What the task requires: Copy out all the lines exactly. Omit pictures.

Dataset section:
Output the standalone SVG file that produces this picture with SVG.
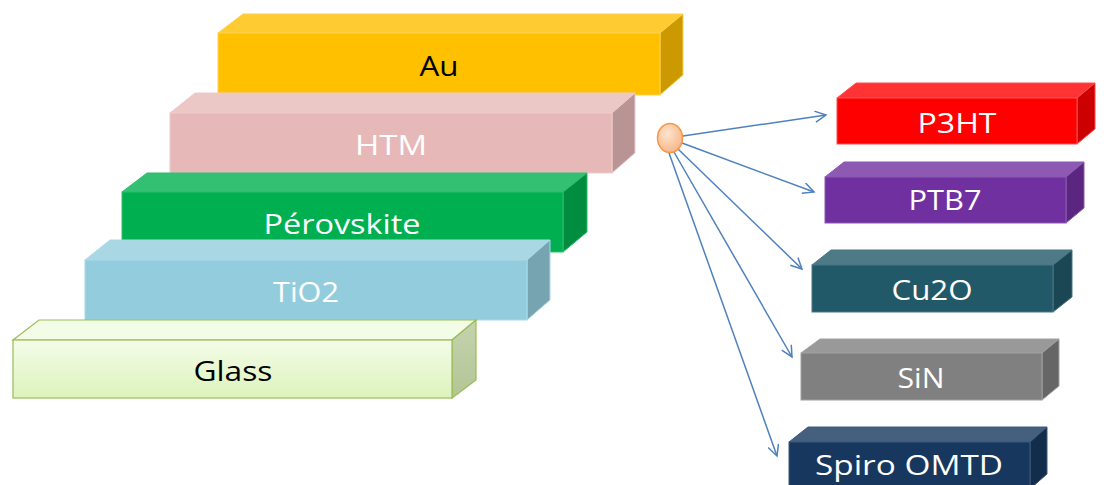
<svg xmlns="http://www.w3.org/2000/svg" width="1104" height="485" viewBox="0 0 1104 485">
<style>
text{font-family:"Open Sans","Noto Sans",sans-serif;font-size:27px;text-anchor:middle;}
.w{fill:#ffffff;}
.b{fill:#000000;}
.conn line{stroke:#4F81BD;stroke-width:1.5;fill:none;}
</style>
<defs>
<marker id="arr" markerWidth="14" markerHeight="14" refX="12" refY="6" orient="auto" markerUnits="userSpaceOnUse">
<path d="M1,0.5 L12,6 L1,11.5" fill="none" stroke="#4F81BD" stroke-width="1.5"/>
</marker>
<linearGradient id="glassF" x1="0" y1="0" x2="0" y2="1">
<stop offset="0" stop-color="#F4FCE8"/><stop offset="1" stop-color="#DCF3BC"/>
</linearGradient>
<linearGradient id="glassR" x1="0" y1="0" x2="0" y2="1">
<stop offset="0" stop-color="#C5D3AE"/><stop offset="1" stop-color="#B3C596"/>
</linearGradient>
<radialGradient id="dot" cx="0.4" cy="0.35" r="0.7">
<stop offset="0" stop-color="#FDE4CF"/><stop offset="1" stop-color="#F8B585"/>
</radialGradient>
</defs>

<g id="au">
<polygon points="218,33 243,14 683,14 660,33" fill="#FFCB33" stroke="#FFD04D" stroke-width="1"/>
<polygon points="660,33 683,14 683,75 660,95" fill="#CC9A00" stroke="#FFD04D" stroke-width="1"/>
<rect x="218" y="33" width="442" height="62" fill="#FFC000" stroke="#FFD04D" stroke-width="1"/>
<text x="439" y="76" class="b" textLength="39" lengthAdjust="spacingAndGlyphs">Au</text>
</g>

<g id="htm">
<polygon points="170,113 195,93 635,93 612,113" fill="#EBC7C6" stroke="#EDCBCA" stroke-width="1"/>
<polygon points="612,113 635,93 635,153 612,173" fill="#B89494" stroke="#EDCBCA" stroke-width="1"/>
<rect x="170" y="113" width="442" height="60" fill="#E6B9B8" stroke="#EDCBCA" stroke-width="1"/>
<text x="391" y="155" class="w" textLength="72" lengthAdjust="spacingAndGlyphs">HTM</text>
</g>

<g id="perovskite">
<polygon points="122,192 147,173 587,173 563,192" fill="#33C073" stroke="#2EBD6C" stroke-width="1"/>
<polygon points="563,192 587,173 587,232 563,252" fill="#008D40" stroke="#2EBD6C" stroke-width="1"/>
<rect x="122" y="192" width="441" height="60" fill="#00B050" stroke="#2EBD6C" stroke-width="1"/>
<text x="342" y="234" class="w" textLength="157" lengthAdjust="spacingAndGlyphs">Pérovskite</text>
</g>

<g id="tio2">
<polygon points="85,260 110,240 550,240 527,260" fill="#A9D7E4" stroke="#A8DAE8" stroke-width="1"/>
<polygon points="527,260 550,240 550,300 527,320" fill="#76A4B1" stroke="#A8DAE8" stroke-width="1"/>
<rect x="85" y="260" width="442" height="60" fill="#93CDDD" stroke="#A8DAE8" stroke-width="1"/>
<text x="306" y="302" class="w" textLength="66" lengthAdjust="spacingAndGlyphs">TiO2</text>
</g>

<g id="glass">
<polygon points="13,340 39,320 476,320 452,340" fill="#F3FCE7" stroke="#9BBB59" stroke-width="1.2"/>
<polygon points="452,340 476,320 476,380 452,398" fill="url(#glassR)" stroke="#9BBB59" stroke-width="1.2"/>
<rect x="13" y="340" width="439" height="58" fill="url(#glassF)" stroke="#9BBB59" stroke-width="1.2"/>
<text x="233" y="381" class="b" textLength="79" lengthAdjust="spacingAndGlyphs">Glass</text>
</g>

<g id="p3ht">
<polygon points="837,98 856,83 1095,83 1077,98" fill="#FF3333" stroke="#FF4D4D" stroke-width="1"/>
<polygon points="1077,98 1095,83 1095,129 1077,144" fill="#CC0000" stroke="#FF4D4D" stroke-width="1"/>
<rect x="837" y="98" width="240" height="46" fill="#FF0000" stroke="#FF4D4D" stroke-width="1"/>
<text x="957" y="133" class="w" textLength="79" lengthAdjust="spacingAndGlyphs">P3HT</text>
</g>

<g id="ptb7">
<polygon points="825,177 844,162 1084,162 1066,177" fill="#8D59B3" stroke="#8A5AB0" stroke-width="1"/>
<polygon points="1066,177 1084,162 1084,208 1066,223" fill="#5A2680" stroke="#8A5AB0" stroke-width="1"/>
<rect x="825" y="177" width="241" height="46" fill="#7030A0" stroke="#8A5AB0" stroke-width="1"/>
<text x="945" y="210" class="w" textLength="73" lengthAdjust="spacingAndGlyphs">PTB7</text>
</g>

<g id="cu2o">
<polygon points="812,265 831,250 1072,250 1053,265" fill="#4D7A86" stroke="#4A7682" stroke-width="1"/>
<polygon points="1053,265 1072,250 1072,297 1053,312" fill="#1A4753" stroke="#4A7682" stroke-width="1"/>
<rect x="812" y="265" width="241" height="47" fill="#215968" stroke="#4A7682" stroke-width="1"/>
<text x="932" y="300" class="w" textLength="81" lengthAdjust="spacingAndGlyphs">Cu2O</text>
</g>

<g id="sin">
<polygon points="801,353 820,339 1059,339 1042,353" fill="#999999" stroke="#A0A0A0" stroke-width="1"/>
<polygon points="1042,353 1059,339 1059,386 1042,400" fill="#666666" stroke="#A0A0A0" stroke-width="1"/>
<rect x="801" y="353" width="241" height="47" fill="#808080" stroke="#A0A0A0" stroke-width="1"/>
<text x="921" y="388" class="w" textLength="47" lengthAdjust="spacingAndGlyphs">SiN</text>
</g>

<g id="spiro">
<polygon points="789,442 808,427 1047,427 1030,442" fill="#455F7E" stroke="#3F5A7A" stroke-width="1"/>
<polygon points="1030,442 1047,427 1047,474 1030,489" fill="#122C4B" stroke="#3F5A7A" stroke-width="1"/>
<rect x="789" y="442" width="241" height="47" fill="#17375E" stroke="#3F5A7A" stroke-width="1"/>
<text x="909" y="475" class="w" textLength="188" lengthAdjust="spacingAndGlyphs">Spiro OMTD</text>
</g>

<g id="connectors" class="conn">
<line x1="683" y1="136" x2="826" y2="115" marker-end="url(#arr)"/>
<line x1="682" y1="143" x2="814" y2="192" marker-end="url(#arr)"/>
<line x1="678" y1="149" x2="802" y2="269" marker-end="url(#arr)"/>
<line x1="674" y1="152" x2="792" y2="357" marker-end="url(#arr)"/>
<line x1="669" y1="153" x2="777" y2="456" marker-end="url(#arr)"/>
</g>

<g id="hub">
<ellipse cx="670" cy="138" rx="12.5" ry="14.5" fill="url(#dot)" stroke="#F79646" stroke-width="1.5"/>
</g>
</svg>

Final result:
Output the standalone SVG file that produces this picture with SVG.
<svg xmlns="http://www.w3.org/2000/svg" width="1104" height="485" viewBox="0 0 1104 485">
<style>
text{font-family:"Open Sans","Noto Sans",sans-serif;font-size:27px;text-anchor:middle;}
.w{fill:#ffffff;}
.b{fill:#000000;}
.conn line{stroke:#4F81BD;stroke-width:1.5;fill:none;}
</style>
<defs>
<marker id="arr" markerWidth="14" markerHeight="14" refX="12" refY="6" orient="auto" markerUnits="userSpaceOnUse">
<path d="M1,0.5 L12,6 L1,11.5" fill="none" stroke="#4F81BD" stroke-width="1.5"/>
</marker>
<linearGradient id="glassF" x1="0" y1="0" x2="0" y2="1">
<stop offset="0" stop-color="#F4FCE8"/><stop offset="1" stop-color="#DCF3BC"/>
</linearGradient>
<linearGradient id="glassR" x1="0" y1="0" x2="0" y2="1">
<stop offset="0" stop-color="#C5D3AE"/><stop offset="1" stop-color="#B3C596"/>
</linearGradient>
<radialGradient id="dot" cx="0.4" cy="0.35" r="0.7">
<stop offset="0" stop-color="#FDE4CF"/><stop offset="1" stop-color="#F8B585"/>
</radialGradient>
</defs>

<g id="au">
<polygon points="218,33 243,14 683,14 660,33" fill="#FFCB33" stroke="#FFD04D" stroke-width="1"/>
<polygon points="660,33 683,14 683,75 660,95" fill="#CC9A00" stroke="#FFD04D" stroke-width="1"/>
<rect x="218" y="33" width="442" height="62" fill="#FFC000" stroke="#FFD04D" stroke-width="1"/>
<text x="439" y="76" class="b" textLength="39" lengthAdjust="spacingAndGlyphs">Au</text>
</g>

<g id="htm">
<polygon points="170,113 195,93 635,93 612,113" fill="#EBC7C6" stroke="#EDCBCA" stroke-width="1"/>
<polygon points="612,113 635,93 635,153 612,173" fill="#B89494" stroke="#EDCBCA" stroke-width="1"/>
<rect x="170" y="113" width="442" height="60" fill="#E6B9B8" stroke="#EDCBCA" stroke-width="1"/>
<text x="391" y="155" class="w" textLength="72" lengthAdjust="spacingAndGlyphs">HTM</text>
</g>

<g id="perovskite">
<polygon points="122,192 147,173 587,173 563,192" fill="#33C073" stroke="#2EBD6C" stroke-width="1"/>
<polygon points="563,192 587,173 587,232 563,252" fill="#008D40" stroke="#2EBD6C" stroke-width="1"/>
<rect x="122" y="192" width="441" height="60" fill="#00B050" stroke="#2EBD6C" stroke-width="1"/>
<text x="342" y="234" class="w" textLength="157" lengthAdjust="spacingAndGlyphs">Pérovskite</text>
</g>

<g id="tio2">
<polygon points="85,260 110,240 550,240 527,260" fill="#A9D7E4" stroke="#A8DAE8" stroke-width="1"/>
<polygon points="527,260 550,240 550,300 527,320" fill="#76A4B1" stroke="#A8DAE8" stroke-width="1"/>
<rect x="85" y="260" width="442" height="60" fill="#93CDDD" stroke="#A8DAE8" stroke-width="1"/>
<text x="306" y="302" class="w" textLength="66" lengthAdjust="spacingAndGlyphs">TiO2</text>
</g>

<g id="glass">
<polygon points="13,340 39,320 476,320 452,340" fill="#F3FCE7" stroke="#9BBB59" stroke-width="1.2"/>
<polygon points="452,340 476,320 476,380 452,398" fill="url(#glassR)" stroke="#9BBB59" stroke-width="1.2"/>
<rect x="13" y="340" width="439" height="58" fill="url(#glassF)" stroke="#9BBB59" stroke-width="1.2"/>
<text x="233" y="381" class="b" textLength="79" lengthAdjust="spacingAndGlyphs">Glass</text>
</g>

<g id="p3ht">
<polygon points="837,98 856,83 1095,83 1077,98" fill="#FF3333" stroke="#FF4D4D" stroke-width="1"/>
<polygon points="1077,98 1095,83 1095,129 1077,144" fill="#CC0000" stroke="#FF4D4D" stroke-width="1"/>
<rect x="837" y="98" width="240" height="46" fill="#FF0000" stroke="#FF4D4D" stroke-width="1"/>
<text x="957" y="133" class="w" textLength="79" lengthAdjust="spacingAndGlyphs">P3HT</text>
</g>

<g id="ptb7">
<polygon points="825,177 844,162 1084,162 1066,177" fill="#8D59B3" stroke="#8A5AB0" stroke-width="1"/>
<polygon points="1066,177 1084,162 1084,208 1066,223" fill="#5A2680" stroke="#8A5AB0" stroke-width="1"/>
<rect x="825" y="177" width="241" height="46" fill="#7030A0" stroke="#8A5AB0" stroke-width="1"/>
<text x="945" y="210" class="w" textLength="73" lengthAdjust="spacingAndGlyphs">PTB7</text>
</g>

<g id="cu2o">
<polygon points="812,265 831,250 1072,250 1053,265" fill="#4D7A86" stroke="#4A7682" stroke-width="1"/>
<polygon points="1053,265 1072,250 1072,297 1053,312" fill="#1A4753" stroke="#4A7682" stroke-width="1"/>
<rect x="812" y="265" width="241" height="47" fill="#215968" stroke="#4A7682" stroke-width="1"/>
<text x="932" y="300" class="w" textLength="81" lengthAdjust="spacingAndGlyphs">Cu2O</text>
</g>

<g id="sin">
<polygon points="801,353 820,339 1059,339 1042,353" fill="#999999" stroke="#A0A0A0" stroke-width="1"/>
<polygon points="1042,353 1059,339 1059,386 1042,400" fill="#666666" stroke="#A0A0A0" stroke-width="1"/>
<rect x="801" y="353" width="241" height="47" fill="#808080" stroke="#A0A0A0" stroke-width="1"/>
<text x="921" y="388" class="w" textLength="47" lengthAdjust="spacingAndGlyphs">SiN</text>
</g>

<g id="spiro">
<polygon points="789,442 808,427 1047,427 1030,442" fill="#455F7E" stroke="#3F5A7A" stroke-width="1"/>
<polygon points="1030,442 1047,427 1047,474 1030,489" fill="#122C4B" stroke="#3F5A7A" stroke-width="1"/>
<rect x="789" y="442" width="241" height="47" fill="#17375E" stroke="#3F5A7A" stroke-width="1"/>
<text x="909" y="475" class="w" textLength="188" lengthAdjust="spacingAndGlyphs">Spiro OMTD</text>
</g>

<g id="connectors" class="conn">
<line x1="683" y1="136" x2="826" y2="115" marker-end="url(#arr)"/>
<line x1="682" y1="143" x2="814" y2="192" marker-end="url(#arr)"/>
<line x1="678" y1="149" x2="802" y2="269" marker-end="url(#arr)"/>
<line x1="674" y1="152" x2="792" y2="357" marker-end="url(#arr)"/>
<line x1="669" y1="153" x2="777" y2="456" marker-end="url(#arr)"/>
</g>

<g id="hub">
<ellipse cx="670" cy="138" rx="12.5" ry="14.5" fill="url(#dot)" stroke="#F79646" stroke-width="1.5"/>
</g>
</svg>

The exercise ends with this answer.